Fortunately we have never had a serious injury in the trail. Probably the biggest issue I hear about is plant poisoning so I think treatment options are a definite must have on trips. I also carry pepper spray and a pistol. Plastic garbage bags to line panniers and store gear in when raining and a good rain suit or poncho for each person is essential as well. Mountainous weather can change drastically in only a few hours and being cold and wet can ruin the entire trip. It all boils down to personal choice really. Some folks like cold beverages and pack a small cooler with canned food and the trimmings for meals. While others would rather go light with freeze dried food and filtered water on the way. Personally I would rather add another goat to the string and be comfortable with nice food, tent and sleeping mattress then to skimp on the goats and suffer lumpy nights and nasty food.


----------



## TDG-Farms (Jul 12, 2013)

I like your way of thinking Rex. You're going out to have fun... so have it! Take what will make it fun


----------



## joecool911 (Jul 3, 2010)

Nothing like a good steak and a 6 pack while on the trail.


----------



## rtdoyer (May 6, 2010)

I started this post when I saw a 'thing' in the Cabela's magazine about a 'staple' type gun that would basically staple up any flesh wound while out in the woods and keep you from bleeding to death until you got treatment.
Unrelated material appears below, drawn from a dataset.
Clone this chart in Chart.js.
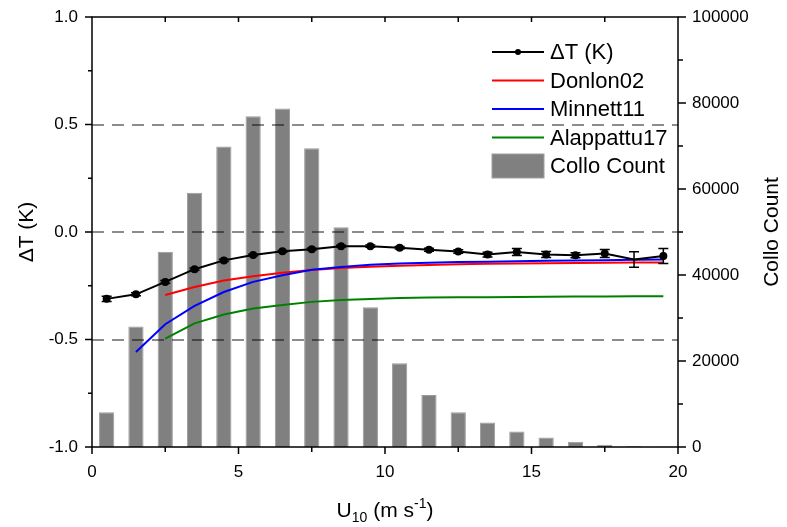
<!DOCTYPE html>
<html>
<head>
<meta charset="utf-8">
<script src="https://cdn.jsdelivr.net/npm/chart.js@4.4.1/dist/chart.umd.min.js"></script>
<style>
  html, body { margin: 0; padding: 0; background: #fff; }
  #wrap { width: 787px; height: 527px; position: relative; }
</style>
</head>
<body>
<div id="wrap"><canvas id="c"></canvas></div>
<script>
// wind speed bin centres (m/s)
const windBins = [0.5, 1.5, 2.5, 3.5, 4.5, 5.5, 6.5, 7.5, 8.5, 9.5,
                  10.5, 11.5, 12.5, 13.5, 14.5, 15.5, 16.5, 17.5, 18.5, 19.5];
// number of collocations per bin
const colloCount = [8100, 28000, 45400, 59100, 69900, 76900, 78700, 69500, 51100, 32500,
                    19500, 12100, 8100, 5700, 3600, 2200, 1200, 500, 200, 80];
// observed skin effect and its error
const deltaT = [-0.311, -0.290, -0.232, -0.173, -0.132, -0.107, -0.090, -0.080, -0.066, -0.066,
                -0.073, -0.083, -0.091, -0.105, -0.093, -0.105, -0.108, -0.100, -0.128, -0.112];
const deltaTErr = [0.012, 0.007, 0.006, 0.005, 0.005, 0.004, 0.004, 0.004, 0.004, 0.005,
                   0.006, 0.007, 0.008, 0.011, 0.016, 0.014, 0.012, 0.019, 0.036, 0.035];
// model curves
const donlon02 = [null, null, -0.293, -0.256, -0.226, -0.206, -0.190, -0.177, -0.168, -0.162,
                  -0.157, -0.153, -0.150, -0.148, -0.146, -0.145, -0.144, -0.143, -0.142, -0.142];
const minnett11 = [null, -0.558, -0.429, -0.344, -0.279, -0.232, -0.201, -0.176, -0.163, -0.152,
                   -0.146, -0.143, -0.140, -0.138, -0.136, -0.134, -0.132, -0.131, -0.129, -0.128];
const alappattu17 = [null, null, -0.496, -0.425, -0.384, -0.356, -0.339, -0.325, -0.316, -0.312,
                     -0.307, -0.305, -0.304, -0.303, -0.302, -0.301, -0.300, -0.300, -0.299, -0.299];
const dashLevels = [0.5, 0.0, -0.5];

const FONT = '"Liberation Sans", Arial, sans-serif';

function pts(arr) {
    return windBins.map((u, i) => ({ x: u, y: arr[i] }));
}

// fixed axis boxes so the plot area lands where the original has it
function fixBox(w, h) {
    return s => {
        if (w) s.width = w;
        if (h) s.height = h;
        s.paddingTop = 0; s.paddingBottom = 0;
        s.paddingLeft = 0; s.paddingRight = 0;
    };
}

const decor = {
    id: 'decor',
    // dashed lines go over the bars but under the curves
    afterDatasetDraw(chart, args) {
        if (args.index !== 4) return;
        const { ctx, chartArea: a, scales: { y } } = chart;
        ctx.save();
        ctx.strokeStyle = 'rgba(0,0,0,0.45)';
        ctx.lineWidth = 2;
        ctx.setLineDash([12, 8]);
        dashLevels.forEach(v => {
            const py = Math.round(y.getPixelForValue(v));
            ctx.beginPath();
            ctx.moveTo(a.left, py);
            ctx.lineTo(a.right, py);
            ctx.stroke();
        });
        ctx.restore();
    },
    // error bars on ΔT
    afterDatasetsDraw(chart) {
        const { ctx, scales: { x, y } } = chart;
        ctx.save();
        ctx.strokeStyle = '#000';
        ctx.lineWidth = 1.5;
        windBins.forEach((u, i) => {
            const px = x.getPixelForValue(u);
            const t = y.getPixelForValue(deltaT[i] + deltaTErr[i]);
            const b = y.getPixelForValue(deltaT[i] - deltaTErr[i]);
            ctx.beginPath();
            ctx.moveTo(px, t); ctx.lineTo(px, b);
            ctx.moveTo(px - 5, t); ctx.lineTo(px + 5, t);
            ctx.moveTo(px - 5, b); ctx.lineTo(px + 5, b);
            ctx.stroke();
        });
        ctx.restore();
    },
    afterDraw(chart) {
        const { ctx, chartArea: a, scales: { x, y, y2 } } = chart;
        ctx.save();
        ctx.strokeStyle = '#000';
        ctx.lineWidth = 1.5;
        // frame
        ctx.strokeRect(a.left, a.top, a.right - a.left, a.bottom - a.top);
        ctx.beginPath();
        for (let v = -1; v <= 1.001; v += 0.25) {
            const py = y.getPixelForValue(v);
            const len = Math.abs(v * 2 - Math.round(v * 2)) < 0.01 ? 7 : 4;
            ctx.moveTo(a.left - len, py); ctx.lineTo(a.left, py);
        }
        for (let u = 0; u <= 20; u += 2.5) {
            const px = x.getPixelForValue(u);
            const len = u % 5 === 0 ? 7 : 5;
            ctx.moveTo(px, a.bottom); ctx.lineTo(px, a.bottom + len);
            if (u > 0 && u < 20) { ctx.moveTo(px, a.top); ctx.lineTo(px, a.top + 5); }
        }
        for (let c = 0; c <= 100000; c += 10000) {
            const py = y2.getPixelForValue(c);
            const len = c % 20000 === 0 ? 8 : 5;
            ctx.moveTo(a.right, py); ctx.lineTo(a.right + len, py);
        }
        ctx.stroke();

        // axis titles
        ctx.fillStyle = '#000';
        ctx.font = '21px ' + FONT;
        ctx.textAlign = 'center';
        ctx.textBaseline = 'middle';
        const midY = (a.top + a.bottom) / 2;
        ctx.save();
        ctx.translate(27, midY);
        ctx.rotate(-Math.PI / 2);
        ctx.fillText('\u0394T (K)', 0, 0);
        ctx.restore();
        ctx.save();
        ctx.translate(772, midY);
        ctx.rotate(-Math.PI / 2);
        ctx.fillText('Collo Count', 0, 0);
        ctx.restore();

        // U10 (m s-1) with sub/superscript
        const big = '21px ' + FONT, small = '14px ' + FONT;
        const parts = [['U', big, 0], ['10', small, 5], [' (m s', big, 0], ['-1', small, -9], [')', big, 0]];
        let w = 0;
        parts.forEach(p => { ctx.font = p[1]; w += ctx.measureText(p[0]).width; });
        let cx = (a.left + a.right) / 2 - w / 2;
        ctx.textAlign = 'left';
        ctx.textBaseline = 'alphabetic';
        parts.forEach(p => {
            ctx.font = p[1];
            ctx.fillText(p[0], cx, 517 + p[2]);
            cx += ctx.measureText(p[0]).width;
        });

        // legend
        const items = [
            { label: '\u0394T (K)', color: '#000', dot: true },
            { label: 'Donlon02', color: '#ff0000' },
            { label: 'Minnett11', color: '#0000ff' },
            { label: 'Alappattu17', color: '#008000' },
            { label: 'Collo Count', color: '#808080', box: true }
        ];
        const lx0 = a.right - 186, lx1 = a.right - 134;
        ctx.font = '22px ' + FONT;
        ctx.textBaseline = 'middle';
        items.forEach((it, i) => {
            const ly = a.top + 35 + i * 28.5;
            if (it.box) {
                ctx.fillStyle = it.color;
                ctx.fillRect(lx0, ly - 12, lx1 - lx0, 24);
                ctx.strokeStyle = '#a0a0a0';
                ctx.lineWidth = 1;
                ctx.strokeRect(lx0, ly - 12, lx1 - lx0, 24);
            } else {
                ctx.strokeStyle = it.color;
                ctx.lineWidth = 2;
                ctx.beginPath();
                ctx.moveTo(lx0, ly); ctx.lineTo(lx1, ly);
                ctx.stroke();
                if (it.dot) {
                    ctx.fillStyle = it.color;
                    ctx.beginPath();
                    ctx.arc((lx0 + lx1) / 2, ly, 3, 0, Math.PI * 2);
                    ctx.fill();
                }
            }
            ctx.fillStyle = '#000';
            ctx.fillText(it.label, lx1 + 6, ly + 1);
        });
        ctx.restore();
    }
};

const tickFont = { family: FONT, size: 17 };

new Chart(document.getElementById('c'), {
    type: 'bar',
    data: {
        datasets: [
            {
                type: 'line', label: '\u0394T (K)', data: pts(deltaT), yAxisID: 'y',
                borderColor: '#000', backgroundColor: '#000', borderWidth: 2,
                pointRadius: deltaT.map((v, i) => i === 18 ? 0 : 3), pointHoverRadius: 3,
                tension: 0, order: 0
            },
            {
                type: 'line', label: 'Minnett11', data: pts(minnett11), yAxisID: 'y',
                borderColor: '#0000ff', borderWidth: 2, pointRadius: 0, tension: 0, order: 1
            },
            {
                type: 'line', label: 'Donlon02', data: pts(donlon02), yAxisID: 'y',
                borderColor: '#ff0000', borderWidth: 2, pointRadius: 0, tension: 0, order: 2
            },
            {
                type: 'line', label: 'Alappattu17', data: pts(alappattu17), yAxisID: 'y',
                borderColor: '#008000', borderWidth: 2, pointRadius: 0, tension: 0, order: 3
            },
            {
                type: 'bar', label: 'Collo Count', data: pts(colloCount), yAxisID: 'y2',
                backgroundColor: '#808080', borderColor: '#9c9c9c', borderWidth: 1,
                barPercentage: 0.52, categoryPercentage: 1, order: 10
            }
        ]
    },
    options: {
        responsive: true,
        maintainAspectRatio: false,
        animation: false,
        layout: { padding: { top: 17, right: 0, left: 0, bottom: 0 } },
        plugins: { legend: { display: false }, tooltip: { enabled: false } },
        scales: {
            x: {
                type: 'linear', position: 'bottom', min: 0, max: 20, offset: false,
                grid: { display: false, drawTicks: false },
                border: { display: false },
                ticks: { stepSize: 5, font: tickFont, color: '#000', padding: 15, maxRotation: 0 },
                afterFit: fixBox(0, 80)
            },
            y: {
                position: 'left', min: -1, max: 1,
                grid: { display: false, drawTicks: false },
                border: { display: false },
                ticks: { stepSize: 0.5, font: tickFont, color: '#000', padding: 14,
                         callback: v => v.toFixed(1) },
                afterFit: fixBox(92, 0)
            },
            y2: {
                position: 'right', min: 0, max: 100000,
                grid: { display: false, drawTicks: false },
                border: { display: false },
                ticks: { stepSize: 20000, font: tickFont, color: '#000', padding: 14,
                         callback: v => String(v) },
                afterFit: fixBox(109, 0)
            }
        }
    },
    plugins: [decor]
});
</script>
</body>
</html>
It made me start thinking, what are some of those 'wish I would have had emergency supplies'.

I had someone comment to me (a close family member too), "My family can carry their own supplies, we don't need goats." I agree, but I like the idea of being comfortable. The last time we went we took an extra small 2 person tent just to put the gear in - it was sure easier keeping all the gear dry when it started rainning. 

I also asked my parents how they backpacked with my sister and I when we were little. We were backpacking when I was 5 or 6 and I didn't carry much more than the reese's peanut butter cups and my blankie and some water. My mom's reply was that my dad carried a monster heavy pack.

So, I have 2 little kids - age 5 and 9 and I want to backpack but don't want my husband and I to be dying when we reach our destination because our packs are 70 pounds. So, we use goats and how could you just not love goats! 

I just know I'm pretty prepared for my human kids and want to be for the goats too. I think a lot of that will come with experience too.

I loved all the posts, thank you!
Tonia


----------



## Bob Jones (Aug 21, 2009)

rtdoyer said:


> I started this post when I saw a 'thing' in the Cabela's magazine about a 'staple' type gun that would basically staple up any flesh wound while out in the woods and keep you from bleeding to death until you got treatment.


Forget the staple gun. Super glue was invented to close up battle wounds until arrival at the hospital.


----------



## TOU (Aug 18, 2013)

Rex said:


> Personally I would rather add another goat to the string and be comfortable with nice food, tent and sleeping mattress then to skimp on the goats and suffer lumpy nights and nasty food.


For me this is one of the reasons to have goats on backpacking outings...that and to allow me to do it as I get older.


----------



## TOU (Aug 18, 2013)

I liked his thread and would love to see it expanded so thought I would bring it to the top in the new forum.


----------